The test results indicated that the overall temperature in the interior of the box changed with the same trend as the change in the exterior temperature for all six specimens, although the variance was not excessive. For three days after the test start, the temperature increased rapidly from approximately 11°C up to approximately 20°C; thereafter, the temperature variance was maintained at approximately 2°C, according to the exterior temperature change. This was attributable to the incandescent lamps used as heat transfer fluid, causing the interior temperature to increase overall. The temperature between specimens was distinctively differentiated between three-day and four-day durations; this temperature difference was maintained constantly until the heating was turned off.
As shown in Figure 4, the specimens maintaining the highest temperature were the high-strength specimen (HSC-O) and ordinary strength specimen (OPC-O). Exterior waterproofing was applied to both specimens, which showed nearly similar temperature changes. The specimens maintaining the next highest temperatures were the high-strength uncoated specimen (HSC-N), followed by high-strength specimen (HSC-I) and ordinary strength specimen (OPC-I). Interior waterproofing was applied to each specimen, which showed similar temperature distribution. The specimen that maintained the lowest temperature was the uncoated specimen of ordinary strength concrete without waterproofing (OPC-N).
It was verified that the specimens to which the exterior waterproofing was applied (HSC-O, OPC-O) maintained a higher temperature of approximately 1.13°C, on average, than the specimens to which interior waterproofing was applied (HSC-I, OPC-I) and uncoated specimens (HSC-N, OPC-N). In addition, the specimens to which interior waterproofing was applied displayed a temperature range (15.08–15.37°C, on average) similar to the uncoated specimens, showing no significant difference.
The specimens to which exterior waterproofing was applied were less sensitive to exterior temperature changes and higher insulation properties that maintained interior temperatures than the uncoated specimens and the specimens to which interior waterproofing was applied. No significant insulation performance difference was found between the interior waterproofing specimen and the uncoated specimens. This result proves that moisture was blocked from the exterior owing to the exterior waterproofing layer, which prevented the low temperature of the outside from penetrating to the interior, resulting in improved insulation performance as a result of the water blocked by the exterior waterproofing.
The OPC-N specimens displayed a different temperature decrease trend after the cessation of heat transfer fluid compared to other specimens, which showed similar temperature decrease trends, as shown in Figure 5 (“A” indicates a temperature decrease zone). In addition, the uncoated specimens of ordinary strength experienced rapid temperature increases steeply ahead of some other specimens in the “B” temperature change zone, which experienced temperature decreases until reaching the exterior temperature and gradual temperature increases following increases in the exterior temperature.
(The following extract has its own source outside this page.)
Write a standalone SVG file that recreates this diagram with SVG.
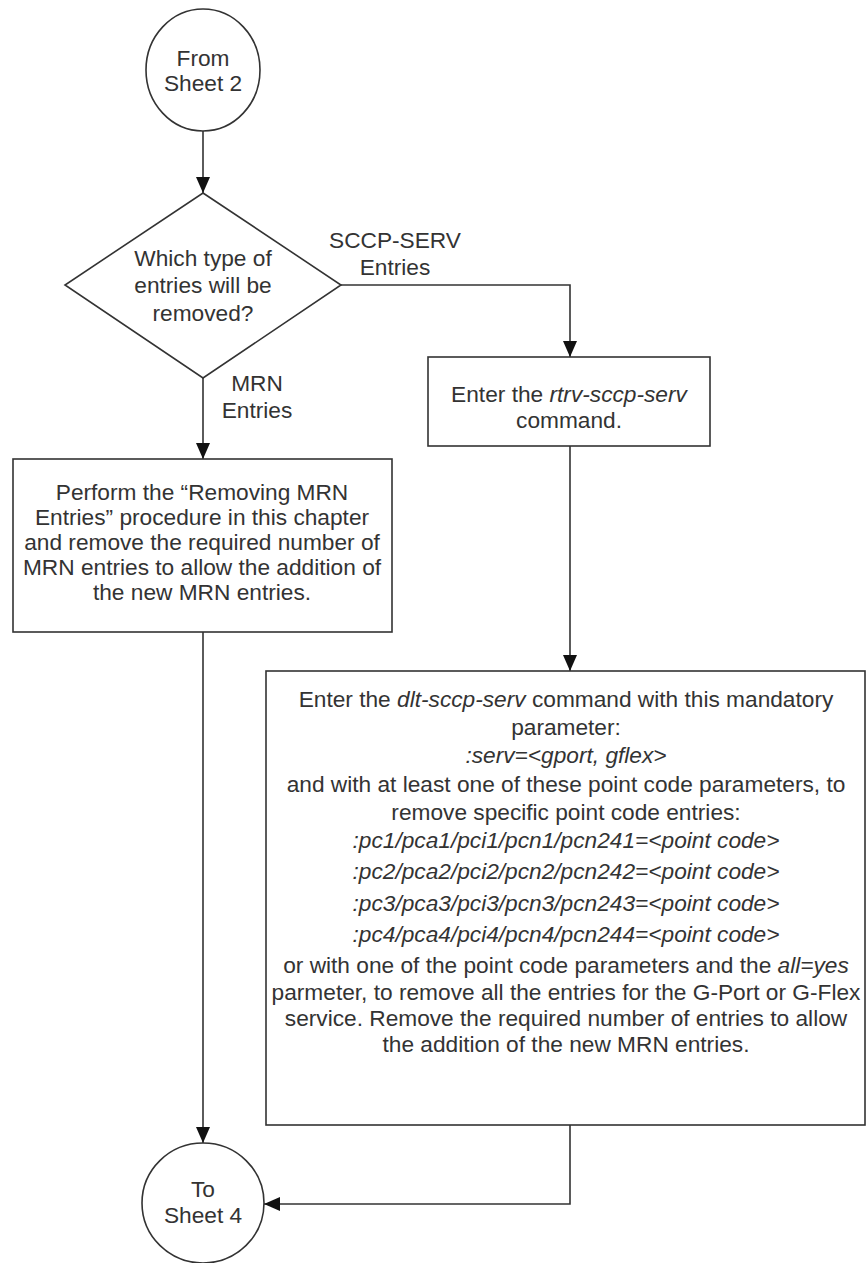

Based on this result, it can be concluded that uncoated specimens of ordinary strength were more sensitive to changes in exterior temperature, which reduces the insulation performance further than other specimens. Although differences in the insulation performance are not extensive between specimens to which interior waterproofing is applied and uncoated specimens, uncoated specimens are more sensitive to changes in the exterior temperature, thereby increasing condensation. In addition, given that uncoated ordinary strength concrete specimens were more sensitive to changes in exterior temperature than uncoated high-strength concrete specimens, the strength of the structures may be an influencing factor in the occurrence of condensation, which is attributable to the difference between impermeability and internal texture caused by the difference in density.
On the third day since the beginning of the test (“” zone in Figure 3), condensation (frost) was generated on all interior waterproofing and uncoated specimens in the transparent acrylic plate that covered the concrete box. This condensation continued for approximately 12 h, except for two specimens to which exterior waterproofing was applied.
In summary, the test result showed that high-strength concrete structures are less sensitive to exterior temperatures than ordinary strength concrete structures and that applying waterproofing layers makes structures less susceptible to exterior temperature changes than not applying waterproofing. In addition, the application of exterior waterproofing is the most effective way to improve the performance of insulation performance and the prevention of condensation compared to the application of interior waterproofing.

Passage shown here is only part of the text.